I worked in the mental health field long enough to know that everybody’s crazy, and that I don’t need therapy because everyone ELSE is fucking nuts. On the other hand, I’m not above paying someone to let them hear me bitch up a blue streak! 😉

My typical response to stress and the unfairness of life has always been to drink excessively and enjoy the company of inappropriate men. These days, I do both in moderation. I need an outlet, yo.

I’ve never been one to pick up the phone and vent. I had my circle in D.C., though, who knew me well enough to know when to approach and know when to let me slay my demons on my own. The common denominator (other than me being a mild basket case) was that my many someones always knew that something was brewing. They might not have known whether it was a tropical storm or a full-out Cat-5 hurricane, but they just knew.

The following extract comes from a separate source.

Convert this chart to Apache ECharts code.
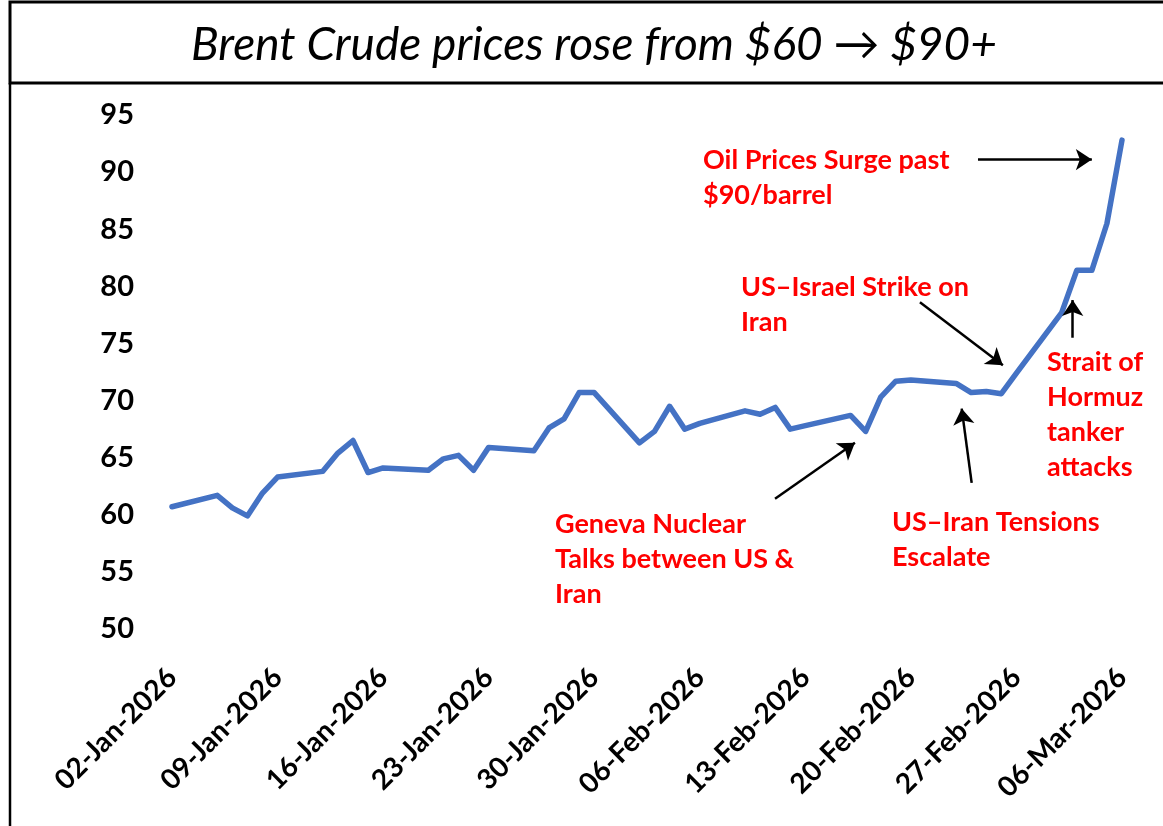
<!DOCTYPE html>
<html>
<head>
<meta charset="utf-8">
<script src="https://cdn.jsdelivr.net/npm/echarts@6/dist/echarts.min.js"></script>
<style>
  html, body { margin: 0; padding: 0; background: #fff; }
  #chart { width: 1163px; height: 826px; }
</style>
</head>
<body>
<div id="chart"></div>
<script>
// trading days shown on the chart
const dates = [
  '2026-01-02', '2026-01-05', '2026-01-06', '2026-01-07', '2026-01-08', '2026-01-09',
  '2026-01-12', '2026-01-13', '2026-01-14', '2026-01-15', '2026-01-16',
  '2026-01-19', '2026-01-20', '2026-01-21', '2026-01-22', '2026-01-23',
  '2026-01-26', '2026-01-27', '2026-01-28', '2026-01-29', '2026-01-30',
  '2026-02-02', '2026-02-03', '2026-02-04', '2026-02-05', '2026-02-06',
  '2026-02-09', '2026-02-10', '2026-02-11', '2026-02-12', '2026-02-13',
  '2026-02-16', '2026-02-17', '2026-02-18', '2026-02-19', '2026-02-20',
  '2026-02-23', '2026-02-24', '2026-02-25', '2026-02-26', '2026-02-27',
  '2026-03-02', '2026-03-03', '2026-03-04', '2026-03-05', '2026-03-06'
];
// Brent close, $/barrel
const prices = [
  60.7, 61.7, 60.6, 59.9, 61.9, 63.3,
  63.8, 65.4, 66.5, 63.7, 64.1,
  63.9, 64.9, 65.2, 63.9, 65.9,
  65.6, 67.6, 68.4, 70.7, 70.7,
  66.3, 67.3, 69.5, 67.5, 68.0,
  69.1, 68.8, 69.4, 67.5, 67.8,
  68.7, 67.3, 70.3, 71.7, 71.8,
  71.5, 70.7, 70.8, 70.6, 72.4,
  77.7, 81.4, 81.4, 85.5, 92.8
];
const yTicks = [50, 55, 60, 65, 70, 75, 80, 85, 90, 95];
const startDate = '2026-01-02';
const endDate = '2026-03-06';
const titleText = 'Brent Crude prices rose from $60 \u2192 $90+';

// annotation arrows, in (days since 02-Jan, price) space
const notes = [
  { text: 'Oil Prices Surge past\n$90/barrel', from: [53.45, 91.1], to: [61.0, 91.1] },
  { text: 'US\u2013Israel Strike on\nIran', from: [49.6, 78.6], to: [55.1, 73.1] },
  { text: 'Strait of\nHormuz\ntanker\nattacks', from: [59.73, 75.5], to: [59.73, 78.8] },
  { text: 'US\u2013Iran Tensions\nEscalate', from: [53.03, 62.8], to: [52.37, 69.3] },
  { text: 'Geneva Nuclear\nTalks between US &\nIran', from: [39.99, 61.4], to: [45.29, 66.3] }
];
const notePos = [[703, 143], [741, 270], [1047, 345], [892, 505], [555, 507]];

const DAY = 86400000;
const MONTHS = ['Jan', 'Feb', 'Mar', 'Apr', 'May', 'Jun', 'Jul', 'Aug', 'Sep', 'Oct', 'Nov', 'Dec'];
function toDate(s) {
  const p = s.split('-');
  return new Date(+p[0], +p[1] - 1, +p[2]);
}
const t0 = toDate(startDate).getTime();
function dayIndex(s) { return Math.round((toDate(s).getTime() - t0) / DAY); }
function fmtDay(d) {
  const dt = new Date(t0 + d * DAY);
  const dd = String(dt.getDate()).padStart(2, '0');
  return dd + '-' + MONTHS[dt.getMonth()] + '-' + dt.getFullYear();
}

const seriesData = dates.map((d, i) => [dayIndex(d), prices[i]]);

const chart = echarts.init(document.getElementById('chart'));
const option = {
  animation: false,
  backgroundColor: '#fff',
  grid: { left: 172, right: 41, top: 115, bottom: 197 },
  xAxis: {
    type: 'value',
    min: 0,
    max: dayIndex(endDate),
    interval: 7,
    axisLine: { show: false },
    axisTick: { show: false },
    splitLine: { show: false },
    axisLabel: {
      rotate: 45,
      margin: 44,
      formatter: fmtDay,
      color: '#000',
      fontFamily: 'Lato',
      fontWeight: 'bold',
      fontSize: 28
    }
  },
  yAxis: {
    type: 'value',
    min: yTicks[0],
    max: yTicks[yTicks.length - 1],
    interval: 5,
    axisLine: { show: false },
    axisTick: { show: false },
    splitLine: { show: false },
    axisLabel: {
      margin: 38,
      color: '#000',
      fontFamily: 'Lato',
      fontWeight: 'bold',
      fontSize: 29
    }
  },
  series: [{
    type: 'line',
    data: seriesData,
    showSymbol: false,
    lineStyle: { color: '#4472C4', width: 5.5, join: 'round', cap: 'round' },
    markLine: {
      silent: true,
      symbol: ['none', 'arrow'],
      symbolSize: 16,
      label: { show: false },
      lineStyle: { color: '#000', width: 2.5, type: 'solid' },
      data: notes.map(n => [{ coord: n.from }, { coord: n.to }])
    }
  }],
  graphic: [
    {
      type: 'rect',
      shape: { x: 10, y: 2, width: 1170, height: 81 },
      style: { fill: 'none', stroke: '#000', lineWidth: 3 }
    },
    {
      type: 'line',
      shape: { x1: 10, y1: 83, x2: 10, y2: 830 },
      style: { stroke: '#000', lineWidth: 2.5 }
    },
    {
      type: 'text',
      x: 594,
      y: 45,
      style: {
        text: titleText,
        fill: '#000',
        fontFamily: 'Lato',
        fontStyle: 'italic',
        fontSize: 46,
        textAlign: 'center',
        textVerticalAlign: 'middle'
      }
    }
  ].concat(notes.map((n, i) => ({
    type: 'text',
    x: notePos[i][0],
    y: notePos[i][1],
    style: {
      text: n.text,
      fill: '#FF0000',
      fontFamily: 'Lato',
      fontWeight: 'bold',
      fontSize: 27,
      lineHeight: 35,
      textAlign: 'left',
      textVerticalAlign: 'top'
    }
  })))
};
chart.setOption(option);
</script>
</body>
</html>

And these days, I feel like a mime. Like, how many times to I have to claw at the invisible box around me before someone realizes this isn’t normal behavior, even for me?

I hit my limit this morning when I was researching local therapists and the Over-Extended Houseguest — who finished off my soy-wasabi peanuts AND found my secret stash of soft chocolate-chip cookies (and ATE THEM) — burst into my room to inform me that someone ran over a frog in the parking lot.

*headslam*

OK, God, I’ll quit asking you for that sign that I need therapy now!

I keep trying to leave my “pity, party of one” but it’s the Hotel California of pity parties this week. But it’s the only party I’m able to attend this weekend, so I’ll have a drink for everyone!